LONDON (Alliance News) - Property investment group Safeland PLC Tuesday said it was able to make its first distribution to shareholders in over a decade, due to the demerger of its Safestay joint venture, despite a fall in profit for the full year.
The company said the period was one of significant progress, enabling the group to make a distribution to its shareholders from a capital restructuring of reserves announced on March 13 and the subsequent demerger of the Safestay joint venture on May 2.
Safestay was set up in April 2011 as a joint venture between the Moorfield Funds and Safeland to operate "boutique" hostels.
The demerger enabled Safeland to distribute the shares it received from Safestay PLC as a dividend, equivalent to 10.73 pence per Safeland share. Safeland, however, won't pay a final cash dividend.

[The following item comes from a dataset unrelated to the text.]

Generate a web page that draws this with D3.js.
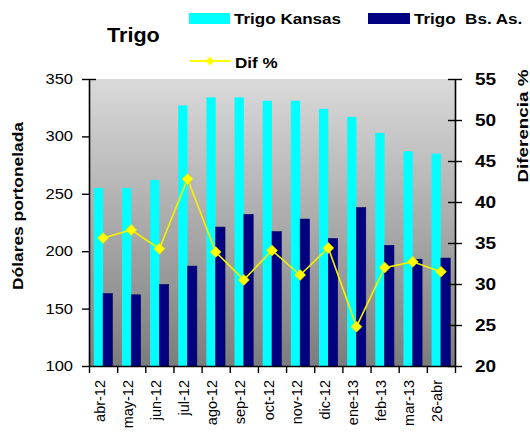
<!DOCTYPE html>
<html>
<head>
<meta charset="utf-8">
<script src="https://cdn.jsdelivr.net/npm/d3@7"></script>
<style>
html,body{margin:0;padding:0;background:#fff;}
svg{display:block;font-family:"Liberation Sans",Arial,sans-serif;}
</style>
</head>
<body>
<svg id="chart" width="530" height="434"></svg>
<script>
const categories = ["abr-12","may-12","jun-12","jul-12","ago-12","sep-12","oct-12","nov-12","dic-12","ene-13","feb-13","mar-13","26-abr"];
const kansas = [255,255,262,327,334,334,331,331,324,317,303,287,285];
const bsas   = [163,162,171,187,221,232,217,228,211,238,205,193,194];
const difPct = [35.6,36.6,34.3,42.8,33.9,30.5,34.1,31.1,34.4,24.8,32.0,32.7,31.5];
const leftTicks = [100,150,200,250,300,350];
const rightTicks = [20,25,30,35,40,45,50,55];
const seriesNames = ["Trigo Kansas","Trigo  Bs. As.","Dif %"];

const svg = d3.select("#chart");
const L = 89, R = 455, T = 79, B = 366;

// gradient background
const defs = svg.append("defs");
const grad = defs.append("linearGradient").attr("id","bg").attr("x1",0).attr("y1",0).attr("x2",0).attr("y2",1);
grad.append("stop").attr("offset","0%").attr("stop-color","#dadada");
grad.append("stop").attr("offset","100%").attr("stop-color","#7c7c7c");
svg.append("rect").attr("x",L).attr("y",T).attr("width",R-L).attr("height",B-T).attr("fill","url(#bg)");

const x = d3.scaleBand().domain(categories).range([L,R]).padding(0);
const xs = d3.scaleBand().domain(["k","b"]).range([0,x.bandwidth()]).paddingInner(0).paddingOuter(0.51);
const yL = d3.scaleLinear().domain([100,350]).range([B,T]);
const yR = d3.scaleLinear().domain([20,55]).range([B,T]);

// bars
svg.append("g").selectAll("rect").data(categories).join("rect")
  .attr("x",(d)=>x(d)+xs("k")).attr("width",xs.bandwidth())
  .attr("y",(d,i)=>yL(kansas[i])).attr("height",(d,i)=>yL(100)-yL(kansas[i]))
  .attr("fill","#00ffff");
svg.append("g").selectAll("rect").data(categories).join("rect")
  .attr("x",(d)=>x(d)+xs("b")).attr("width",xs.bandwidth())
  .attr("y",(d,i)=>yL(bsas[i])).attr("height",(d,i)=>yL(100)-yL(bsas[i]))
  .attr("fill","#000080").attr("stroke","#00005a").attr("stroke-width",0.6);

// line
const cx = (d)=>x(d)+x.bandwidth()/2;
const line = d3.line().x((d,i)=>cx(categories[i])).y((d)=>yR(d));
svg.append("path").datum(difPct).attr("d",line).attr("fill","none")
  .attr("stroke","#f2f200").attr("stroke-width",1.6);
const diamond = "M0,-5.5L5.5,0L0,5.5L-5.5,0Z";
svg.append("g").selectAll("path").data(difPct).join("path")
  .attr("d",diamond)
  .attr("transform",(d,i)=>`translate(${cx(categories[i])},${yR(d)})`)
  .attr("fill","#ffff00").attr("stroke","#e0e000").attr("stroke-width",0.6);

// axes
const axL = svg.append("g").attr("transform",`translate(${L},0)`)
  .call(d3.axisLeft(yL).tickValues(leftTicks).tickSize(7).tickSizeOuter(0).tickFormat(""));
const axR = svg.append("g").attr("transform",`translate(${R},0)`)
  .call(d3.axisRight(yR).tickValues(rightTicks).tickSize(7).tickSizeOuter(0).tickFormat(""));
axR.selectAll(".tick line").attr("x1",-7);
axL.selectAll(".tick").filter(d=>d===350).select("line").attr("x1",7);
const xb = d3.scaleLinear().domain([0,categories.length]).range([L,R]);
const axB = svg.append("g").attr("transform",`translate(0,${B})`)
  .call(d3.axisBottom(xb).tickValues(d3.range(0,categories.length+1)).tickSize(7).tickSizeOuter(0).tickFormat(""));
[axL,axR,axB].forEach(a=>{
  a.select(".domain").attr("stroke","#000").attr("stroke-width",1.6);
  a.selectAll(".tick line").attr("stroke","#000").attr("stroke-width",1.4);
});

// tick labels
svg.append("g").selectAll("text").data(leftTicks).join("text")
  .attr("transform",d=>`translate(73,${yL(d)+5}) scale(1.18,1)`)
  .attr("text-anchor","end").attr("font-size",14).attr("fill","#000")
  .text(d=>d);
svg.append("g").selectAll("text").data(rightTicks).join("text")
  .attr("transform",d=>`translate(475,${yR(d)+6}) scale(1.12,1)`)
  .attr("font-size",17).attr("font-weight","bold").attr("fill","#000")
  .text(d=>d);
svg.append("g").selectAll("text").data(categories).join("text")
  .attr("transform",d=>`translate(${cx(d)+1.5},380) rotate(-90)`)
  .attr("text-anchor","end").attr("font-size",14.5).attr("fill","#000")
  .text(d=>d);

// axis titles
svg.append("text").attr("transform","translate(23,206) rotate(-90)")
  .attr("text-anchor","middle").attr("font-size",14).attr("font-weight","bold")
  .attr("textLength",168).attr("lengthAdjust","spacingAndGlyphs")
  .text("Dólares portonelada");
svg.append("text").attr("transform","translate(528,126) rotate(-90)")
  .attr("text-anchor","middle").attr("font-size",14).attr("font-weight","bold")
  .attr("textLength",113).attr("lengthAdjust","spacingAndGlyphs")
  .text("Diferencia %");

// title
svg.append("text").attr("transform","translate(107,42) scale(1.08,1)")
  .attr("font-size",20).attr("font-weight","bold").text("Trigo");

// legend
svg.append("rect").attr("x",189).attr("y",13).attr("width",41).attr("height",11).attr("fill","#00ffff");
svg.append("text").attr("transform","translate(234,24) scale(1.1,1)")
  .attr("font-size",15.5).attr("font-weight","bold").text(seriesNames[0]);
svg.append("rect").attr("x",368).attr("y",13).attr("width",42).attr("height",11).attr("fill","#000080");
svg.append("text").attr("transform","translate(414,24) scale(1.1,1)")
  .attr("font-size",15.5).attr("font-weight","bold").style("white-space","pre")
  .text(seriesNames[1]);
svg.append("line").attr("x1",190).attr("x2",231).attr("y1",61).attr("y2",61)
  .attr("stroke","#ffff00").attr("stroke-width",2);
svg.append("path").attr("d","M0,-4.5L4.5,0L0,4.5L-4.5,0Z").attr("transform","translate(210,61)")
  .attr("fill","#ffff00");
svg.append("text").attr("transform","translate(235,68) scale(1.1,1)")
  .attr("font-size",15.5).attr("font-weight","bold").text(seriesNames[2]);
</script>
</body>
</html>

Safeland, which focuses on Greater London, posted pretax profit of GBP903,000 for the year ended March 31, down from GBP1.0 million a year earlier.
In the previous year, Safeland benefited from exceptional profit from "misappropriation of funds". Safeland has been slowly recovering GBP1.7 million that was stolen from the business. The company uncovered the losses in October 2012 when it discovered a series of fraudulent transactions which led to the company restating its 2012 accounts.

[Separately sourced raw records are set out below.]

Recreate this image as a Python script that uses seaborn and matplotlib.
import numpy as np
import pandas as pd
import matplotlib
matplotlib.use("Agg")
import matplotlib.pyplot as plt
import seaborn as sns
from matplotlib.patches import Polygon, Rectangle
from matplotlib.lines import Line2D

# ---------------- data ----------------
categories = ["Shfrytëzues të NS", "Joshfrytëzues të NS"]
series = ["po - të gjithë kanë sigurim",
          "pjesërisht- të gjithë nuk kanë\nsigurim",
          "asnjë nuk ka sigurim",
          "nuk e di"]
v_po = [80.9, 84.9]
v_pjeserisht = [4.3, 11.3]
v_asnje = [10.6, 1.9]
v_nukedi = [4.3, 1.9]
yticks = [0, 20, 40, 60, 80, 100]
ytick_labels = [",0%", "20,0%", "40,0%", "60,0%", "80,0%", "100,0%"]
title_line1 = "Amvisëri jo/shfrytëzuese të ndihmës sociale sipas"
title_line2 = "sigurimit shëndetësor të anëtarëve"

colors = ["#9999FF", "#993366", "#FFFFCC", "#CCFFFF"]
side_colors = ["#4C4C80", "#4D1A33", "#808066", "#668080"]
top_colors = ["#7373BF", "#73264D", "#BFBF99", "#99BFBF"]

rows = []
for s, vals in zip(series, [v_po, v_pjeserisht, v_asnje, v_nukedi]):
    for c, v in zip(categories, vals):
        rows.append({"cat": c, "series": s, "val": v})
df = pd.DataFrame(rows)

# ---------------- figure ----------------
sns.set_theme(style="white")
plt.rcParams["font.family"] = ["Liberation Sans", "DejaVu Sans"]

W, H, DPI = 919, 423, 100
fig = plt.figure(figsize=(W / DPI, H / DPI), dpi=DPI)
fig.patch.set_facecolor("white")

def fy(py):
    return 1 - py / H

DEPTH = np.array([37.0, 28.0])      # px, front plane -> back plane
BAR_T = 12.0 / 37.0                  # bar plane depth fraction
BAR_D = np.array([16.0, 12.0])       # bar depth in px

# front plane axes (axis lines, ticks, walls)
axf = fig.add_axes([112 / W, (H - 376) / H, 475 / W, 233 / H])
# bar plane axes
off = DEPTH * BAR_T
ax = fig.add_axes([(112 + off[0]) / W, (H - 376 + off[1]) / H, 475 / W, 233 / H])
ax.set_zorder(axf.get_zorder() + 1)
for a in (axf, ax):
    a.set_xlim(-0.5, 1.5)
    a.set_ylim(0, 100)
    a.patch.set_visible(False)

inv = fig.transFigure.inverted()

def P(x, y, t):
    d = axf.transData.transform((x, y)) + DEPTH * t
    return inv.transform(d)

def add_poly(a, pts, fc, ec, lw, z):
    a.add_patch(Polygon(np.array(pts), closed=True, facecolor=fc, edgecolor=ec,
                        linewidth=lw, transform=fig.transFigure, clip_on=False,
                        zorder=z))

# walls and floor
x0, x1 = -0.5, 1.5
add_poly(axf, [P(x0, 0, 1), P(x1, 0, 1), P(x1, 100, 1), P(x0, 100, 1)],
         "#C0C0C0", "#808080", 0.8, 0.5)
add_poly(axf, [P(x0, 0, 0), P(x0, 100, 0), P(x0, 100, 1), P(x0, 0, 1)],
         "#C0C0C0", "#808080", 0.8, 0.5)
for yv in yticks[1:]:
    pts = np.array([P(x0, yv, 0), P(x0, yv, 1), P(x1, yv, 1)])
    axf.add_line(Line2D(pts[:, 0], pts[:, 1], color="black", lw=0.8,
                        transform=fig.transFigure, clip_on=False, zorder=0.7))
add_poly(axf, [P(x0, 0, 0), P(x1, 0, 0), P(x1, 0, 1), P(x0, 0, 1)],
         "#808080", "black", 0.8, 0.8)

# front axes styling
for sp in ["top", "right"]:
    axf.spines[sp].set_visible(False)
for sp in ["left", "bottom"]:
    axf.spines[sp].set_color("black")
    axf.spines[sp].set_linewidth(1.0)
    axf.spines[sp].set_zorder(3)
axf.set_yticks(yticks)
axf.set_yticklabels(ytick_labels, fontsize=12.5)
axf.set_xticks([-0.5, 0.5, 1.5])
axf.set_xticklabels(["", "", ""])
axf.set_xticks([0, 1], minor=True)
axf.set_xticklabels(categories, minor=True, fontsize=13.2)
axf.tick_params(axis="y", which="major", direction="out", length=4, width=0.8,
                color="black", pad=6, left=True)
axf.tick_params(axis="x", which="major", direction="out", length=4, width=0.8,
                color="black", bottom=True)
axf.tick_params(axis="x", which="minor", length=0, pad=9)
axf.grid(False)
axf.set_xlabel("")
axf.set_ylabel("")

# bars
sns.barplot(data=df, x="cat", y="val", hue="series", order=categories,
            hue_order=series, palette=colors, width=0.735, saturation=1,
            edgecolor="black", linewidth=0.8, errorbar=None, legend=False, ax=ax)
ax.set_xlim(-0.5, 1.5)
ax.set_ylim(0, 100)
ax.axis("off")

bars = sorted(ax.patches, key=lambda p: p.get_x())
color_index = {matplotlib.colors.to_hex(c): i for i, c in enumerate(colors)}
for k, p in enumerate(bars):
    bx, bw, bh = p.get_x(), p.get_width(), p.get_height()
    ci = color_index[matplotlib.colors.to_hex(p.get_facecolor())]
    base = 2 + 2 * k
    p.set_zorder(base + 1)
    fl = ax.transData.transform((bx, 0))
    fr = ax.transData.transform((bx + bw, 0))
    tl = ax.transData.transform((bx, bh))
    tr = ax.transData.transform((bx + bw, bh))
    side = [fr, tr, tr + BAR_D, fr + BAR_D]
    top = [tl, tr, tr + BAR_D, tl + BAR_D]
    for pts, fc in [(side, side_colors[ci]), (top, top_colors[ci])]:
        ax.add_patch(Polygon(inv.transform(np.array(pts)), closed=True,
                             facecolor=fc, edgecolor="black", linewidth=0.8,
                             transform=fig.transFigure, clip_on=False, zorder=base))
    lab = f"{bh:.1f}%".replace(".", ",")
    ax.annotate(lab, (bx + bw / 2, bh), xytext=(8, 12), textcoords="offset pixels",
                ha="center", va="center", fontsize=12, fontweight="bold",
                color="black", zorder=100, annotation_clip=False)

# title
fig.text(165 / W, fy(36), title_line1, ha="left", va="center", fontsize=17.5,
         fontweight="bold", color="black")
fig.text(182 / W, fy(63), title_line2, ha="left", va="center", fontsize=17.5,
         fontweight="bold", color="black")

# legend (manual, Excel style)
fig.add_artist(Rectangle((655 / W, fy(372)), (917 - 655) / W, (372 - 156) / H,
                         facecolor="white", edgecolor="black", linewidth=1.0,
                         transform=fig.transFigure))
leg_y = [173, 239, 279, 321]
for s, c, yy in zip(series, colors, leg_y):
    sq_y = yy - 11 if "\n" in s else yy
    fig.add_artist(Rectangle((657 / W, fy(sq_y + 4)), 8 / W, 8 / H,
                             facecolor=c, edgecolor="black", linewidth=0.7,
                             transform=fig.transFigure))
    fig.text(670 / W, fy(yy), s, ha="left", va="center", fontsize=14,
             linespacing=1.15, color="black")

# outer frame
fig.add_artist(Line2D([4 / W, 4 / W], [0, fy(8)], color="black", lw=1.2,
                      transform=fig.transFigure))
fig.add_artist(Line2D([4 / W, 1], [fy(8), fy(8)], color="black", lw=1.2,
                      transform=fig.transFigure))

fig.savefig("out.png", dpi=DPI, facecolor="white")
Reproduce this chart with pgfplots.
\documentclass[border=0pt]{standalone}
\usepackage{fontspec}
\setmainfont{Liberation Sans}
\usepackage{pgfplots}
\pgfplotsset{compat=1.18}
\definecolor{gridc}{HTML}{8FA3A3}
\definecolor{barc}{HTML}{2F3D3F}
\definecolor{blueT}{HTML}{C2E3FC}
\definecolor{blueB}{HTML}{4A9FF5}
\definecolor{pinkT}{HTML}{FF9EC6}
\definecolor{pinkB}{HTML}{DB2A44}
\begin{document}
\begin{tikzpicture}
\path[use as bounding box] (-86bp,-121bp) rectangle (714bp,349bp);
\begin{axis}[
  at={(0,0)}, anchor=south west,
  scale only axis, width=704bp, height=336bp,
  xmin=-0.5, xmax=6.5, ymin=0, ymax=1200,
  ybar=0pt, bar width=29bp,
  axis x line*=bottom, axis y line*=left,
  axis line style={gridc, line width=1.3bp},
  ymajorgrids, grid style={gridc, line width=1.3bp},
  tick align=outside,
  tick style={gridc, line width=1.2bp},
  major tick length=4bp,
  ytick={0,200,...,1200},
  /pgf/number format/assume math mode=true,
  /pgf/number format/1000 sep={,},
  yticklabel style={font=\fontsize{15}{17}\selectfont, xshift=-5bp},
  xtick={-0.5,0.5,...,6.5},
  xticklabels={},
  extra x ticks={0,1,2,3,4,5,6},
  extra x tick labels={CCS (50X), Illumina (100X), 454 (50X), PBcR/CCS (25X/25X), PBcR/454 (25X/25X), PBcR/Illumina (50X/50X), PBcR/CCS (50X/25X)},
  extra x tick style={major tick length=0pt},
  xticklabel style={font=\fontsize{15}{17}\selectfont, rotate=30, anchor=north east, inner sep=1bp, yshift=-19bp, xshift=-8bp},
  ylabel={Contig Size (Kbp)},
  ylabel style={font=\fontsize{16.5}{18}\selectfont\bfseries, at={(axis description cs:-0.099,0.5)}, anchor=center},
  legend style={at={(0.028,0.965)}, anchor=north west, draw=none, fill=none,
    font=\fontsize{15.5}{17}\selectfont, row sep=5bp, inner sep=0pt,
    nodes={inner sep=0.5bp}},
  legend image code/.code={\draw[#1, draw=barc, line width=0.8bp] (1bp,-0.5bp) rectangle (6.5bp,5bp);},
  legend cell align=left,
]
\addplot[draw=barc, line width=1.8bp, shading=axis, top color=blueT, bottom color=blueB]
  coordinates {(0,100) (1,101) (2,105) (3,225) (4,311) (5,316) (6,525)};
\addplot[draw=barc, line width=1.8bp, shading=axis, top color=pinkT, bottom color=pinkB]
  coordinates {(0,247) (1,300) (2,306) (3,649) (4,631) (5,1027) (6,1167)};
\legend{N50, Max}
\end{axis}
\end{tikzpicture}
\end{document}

Revenue rose to GBP10.4 million from GBP8.6 million.
Safeland said its net asset value per share rose 11% to 63 pence from 57 pence a year earlier. Total shareholder return was 86.7% compared with 6.1% a year earlier.
At an operating level, the company said it made significant progress. Most notably, the London Borough of Barnet passed a resolution to grant planning permission for the development of housing at Chandos Tennis Club in Golders Green.
Looking ahead, Safeland said it is now poised to complete a number of developments which should ensure that the near term outlook for shareholder returns is at its "strongest for some considerable time."
Safeland shares were quoted up 15% at 47.00 pence Tuesday morning.